Request
Extract the complete listing and repeat it word for word.

-- Start --

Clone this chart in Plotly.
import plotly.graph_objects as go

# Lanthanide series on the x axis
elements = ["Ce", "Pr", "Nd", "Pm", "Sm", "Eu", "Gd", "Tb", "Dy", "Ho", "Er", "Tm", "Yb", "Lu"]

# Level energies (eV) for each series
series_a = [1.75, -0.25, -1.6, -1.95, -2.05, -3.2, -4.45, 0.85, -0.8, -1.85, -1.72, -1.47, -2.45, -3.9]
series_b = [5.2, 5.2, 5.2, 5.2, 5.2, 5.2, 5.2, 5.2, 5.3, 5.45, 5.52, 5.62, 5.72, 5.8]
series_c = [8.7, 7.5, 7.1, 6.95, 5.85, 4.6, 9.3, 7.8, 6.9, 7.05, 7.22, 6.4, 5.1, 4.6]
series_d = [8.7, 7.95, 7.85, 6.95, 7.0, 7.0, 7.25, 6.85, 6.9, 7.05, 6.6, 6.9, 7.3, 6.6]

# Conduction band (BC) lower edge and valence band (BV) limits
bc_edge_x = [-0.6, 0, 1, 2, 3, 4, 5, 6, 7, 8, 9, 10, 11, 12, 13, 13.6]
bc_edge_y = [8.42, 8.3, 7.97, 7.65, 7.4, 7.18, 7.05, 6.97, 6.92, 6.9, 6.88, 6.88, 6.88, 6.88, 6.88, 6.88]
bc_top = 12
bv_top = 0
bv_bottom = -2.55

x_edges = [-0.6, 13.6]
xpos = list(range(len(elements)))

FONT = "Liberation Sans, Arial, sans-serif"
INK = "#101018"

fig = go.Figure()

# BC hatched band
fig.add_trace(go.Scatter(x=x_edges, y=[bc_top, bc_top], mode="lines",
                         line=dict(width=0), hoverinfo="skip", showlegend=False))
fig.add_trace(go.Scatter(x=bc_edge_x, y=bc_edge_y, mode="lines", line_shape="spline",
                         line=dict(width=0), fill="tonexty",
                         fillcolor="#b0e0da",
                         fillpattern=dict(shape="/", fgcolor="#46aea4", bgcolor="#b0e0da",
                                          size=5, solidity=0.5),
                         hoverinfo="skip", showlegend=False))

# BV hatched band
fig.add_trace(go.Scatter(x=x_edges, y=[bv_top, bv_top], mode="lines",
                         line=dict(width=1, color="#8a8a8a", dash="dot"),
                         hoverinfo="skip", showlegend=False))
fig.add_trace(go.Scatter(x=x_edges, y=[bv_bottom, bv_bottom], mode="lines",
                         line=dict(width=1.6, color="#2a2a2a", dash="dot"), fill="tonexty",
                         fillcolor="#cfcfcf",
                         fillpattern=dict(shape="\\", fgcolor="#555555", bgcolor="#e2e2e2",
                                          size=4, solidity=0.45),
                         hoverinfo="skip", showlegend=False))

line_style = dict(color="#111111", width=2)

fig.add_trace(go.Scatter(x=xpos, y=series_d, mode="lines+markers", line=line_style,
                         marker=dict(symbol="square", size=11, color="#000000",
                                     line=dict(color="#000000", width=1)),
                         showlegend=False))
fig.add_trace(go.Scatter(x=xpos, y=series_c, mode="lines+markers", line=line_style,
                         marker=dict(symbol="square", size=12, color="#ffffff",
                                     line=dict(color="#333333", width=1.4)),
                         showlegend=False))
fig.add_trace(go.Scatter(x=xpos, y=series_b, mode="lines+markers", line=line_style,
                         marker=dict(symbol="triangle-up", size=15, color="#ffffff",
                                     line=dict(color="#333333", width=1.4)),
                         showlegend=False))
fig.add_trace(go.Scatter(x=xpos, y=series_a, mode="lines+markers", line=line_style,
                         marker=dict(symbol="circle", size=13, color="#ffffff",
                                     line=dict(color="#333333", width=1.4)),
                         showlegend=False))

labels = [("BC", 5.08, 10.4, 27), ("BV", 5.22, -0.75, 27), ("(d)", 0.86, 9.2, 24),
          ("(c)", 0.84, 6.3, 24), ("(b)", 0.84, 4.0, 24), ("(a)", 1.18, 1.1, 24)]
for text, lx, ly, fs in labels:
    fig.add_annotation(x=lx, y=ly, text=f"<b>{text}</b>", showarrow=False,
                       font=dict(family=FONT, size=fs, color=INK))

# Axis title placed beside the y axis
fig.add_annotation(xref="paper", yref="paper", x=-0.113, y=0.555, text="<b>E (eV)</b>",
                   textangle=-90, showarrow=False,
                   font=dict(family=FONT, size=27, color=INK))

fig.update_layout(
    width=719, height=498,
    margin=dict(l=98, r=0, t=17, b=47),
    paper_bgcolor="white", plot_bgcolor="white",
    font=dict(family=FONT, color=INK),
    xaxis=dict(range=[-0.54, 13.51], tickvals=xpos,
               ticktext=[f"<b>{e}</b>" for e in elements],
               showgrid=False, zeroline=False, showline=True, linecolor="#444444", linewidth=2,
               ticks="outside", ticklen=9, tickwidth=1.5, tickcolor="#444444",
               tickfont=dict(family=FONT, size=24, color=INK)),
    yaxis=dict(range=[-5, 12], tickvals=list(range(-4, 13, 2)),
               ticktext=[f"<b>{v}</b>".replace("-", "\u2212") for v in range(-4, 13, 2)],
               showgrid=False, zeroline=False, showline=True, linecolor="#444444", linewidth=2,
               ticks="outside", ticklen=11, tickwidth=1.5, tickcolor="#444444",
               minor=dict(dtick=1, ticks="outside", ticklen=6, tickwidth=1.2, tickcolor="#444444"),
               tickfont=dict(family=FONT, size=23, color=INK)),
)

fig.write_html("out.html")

-- End --

Response for this exercise
Clone this chart in Plotly.
import plotly.graph_objects as go

# Lanthanide series on the x axis
elements = ["Ce", "Pr", "Nd", "Pm", "Sm", "Eu", "Gd", "Tb", "Dy", "Ho", "Er", "Tm", "Yb", "Lu"]

# Level energies (eV) for each series
series_a = [1.75, -0.25, -1.6, -1.95, -2.05, -3.2, -4.45, 0.85, -0.8, -1.85, -1.72, -1.47, -2.45, -3.9]
series_b = [5.2, 5.2, 5.2, 5.2, 5.2, 5.2, 5.2, 5.2, 5.3, 5.45, 5.52, 5.62, 5.72, 5.8]
series_c = [8.7, 7.5, 7.1, 6.95, 5.85, 4.6, 9.3, 7.8, 6.9, 7.05, 7.22, 6.4, 5.1, 4.6]
series_d = [8.7, 7.95, 7.85, 6.95, 7.0, 7.0, 7.25, 6.85, 6.9, 7.05, 6.6, 6.9, 7.3, 6.6]

# Conduction band (BC) lower edge and valence band (BV) limits
bc_edge_x = [-0.6, 0, 1, 2, 3, 4, 5, 6, 7, 8, 9, 10, 11, 12, 13, 13.6]
bc_edge_y = [8.42, 8.3, 7.97, 7.65, 7.4, 7.18, 7.05, 6.97, 6.92, 6.9, 6.88, 6.88, 6.88, 6.88, 6.88, 6.88]
bc_top = 12
bv_top = 0
bv_bottom = -2.55

x_edges = [-0.6, 13.6]
xpos = list(range(len(elements)))

FONT = "Liberation Sans, Arial, sans-serif"
INK = "#101018"

fig = go.Figure()

# BC hatched band
fig.add_trace(go.Scatter(x=x_edges, y=[bc_top, bc_top], mode="lines",
                         line=dict(width=0), hoverinfo="skip", showlegend=False))
fig.add_trace(go.Scatter(x=bc_edge_x, y=bc_edge_y, mode="lines", line_shape="spline",
                         line=dict(width=0), fill="tonexty",
                         fillcolor="#b0e0da",
                         fillpattern=dict(shape="/", fgcolor="#46aea4", bgcolor="#b0e0da",
                                          size=5, solidity=0.5),
                         hoverinfo="skip", showlegend=False))

# BV hatched band
fig.add_trace(go.Scatter(x=x_edges, y=[bv_top, bv_top], mode="lines",
                         line=dict(width=1, color="#8a8a8a", dash="dot"),
                         hoverinfo="skip", showlegend=False))
fig.add_trace(go.Scatter(x=x_edges, y=[bv_bottom, bv_bottom], mode="lines",
                         line=dict(width=1.6, color="#2a2a2a", dash="dot"), fill="tonexty",
                         fillcolor="#cfcfcf",
                         fillpattern=dict(shape="\\", fgcolor="#555555", bgcolor="#e2e2e2",
                                          size=4, solidity=0.45),
                         hoverinfo="skip", showlegend=False))

line_style = dict(color="#111111", width=2)

fig.add_trace(go.Scatter(x=xpos, y=series_d, mode="lines+markers", line=line_style,
                         marker=dict(symbol="square", size=11, color="#000000",
                                     line=dict(color="#000000", width=1)),
                         showlegend=False))
fig.add_trace(go.Scatter(x=xpos, y=series_c, mode="lines+markers", line=line_style,
                         marker=dict(symbol="square", size=12, color="#ffffff",
                                     line=dict(color="#333333", width=1.4)),
                         showlegend=False))
fig.add_trace(go.Scatter(x=xpos, y=series_b, mode="lines+markers", line=line_style,
                         marker=dict(symbol="triangle-up", size=15, color="#ffffff",
                                     line=dict(color="#333333", width=1.4)),
                         showlegend=False))
fig.add_trace(go.Scatter(x=xpos, y=series_a, mode="lines+markers", line=line_style,
                         marker=dict(symbol="circle", size=13, color="#ffffff",
                                     line=dict(color="#333333", width=1.4)),
                         showlegend=False))

labels = [("BC", 5.08, 10.4, 27), ("BV", 5.22, -0.75, 27), ("(d)", 0.86, 9.2, 24),
          ("(c)", 0.84, 6.3, 24), ("(b)", 0.84, 4.0, 24), ("(a)", 1.18, 1.1, 24)]
for text, lx, ly, fs in labels:
    fig.add_annotation(x=lx, y=ly, text=f"<b>{text}</b>", showarrow=False,
                       font=dict(family=FONT, size=fs, color=INK))

# Axis title placed beside the y axis
fig.add_annotation(xref="paper", yref="paper", x=-0.113, y=0.555, text="<b>E (eV)</b>",
                   textangle=-90, showarrow=False,
                   font=dict(family=FONT, size=27, color=INK))

fig.update_layout(
    width=719, height=498,
    margin=dict(l=98, r=0, t=17, b=47),
    paper_bgcolor="white", plot_bgcolor="white",
    font=dict(family=FONT, color=INK),
    xaxis=dict(range=[-0.54, 13.51], tickvals=xpos,
               ticktext=[f"<b>{e}</b>" for e in elements],
               showgrid=False, zeroline=False, showline=True, linecolor="#444444", linewidth=2,
               ticks="outside", ticklen=9, tickwidth=1.5, tickcolor="#444444",
               tickfont=dict(family=FONT, size=24, color=INK)),
    yaxis=dict(range=[-5, 12], tickvals=list(range(-4, 13, 2)),
               ticktext=[f"<b>{v}</b>".replace("-", "\u2212") for v in range(-4, 13, 2)],
               showgrid=False, zeroline=False, showline=True, linecolor="#444444", linewidth=2,
               ticks="outside", ticklen=11, tickwidth=1.5, tickcolor="#444444",
               minor=dict(dtick=1, ticks="outside", ticklen=6, tickwidth=1.2, tickcolor="#444444"),
               tickfont=dict(family=FONT, size=23, color=INK)),
)

fig.write_html("out.html")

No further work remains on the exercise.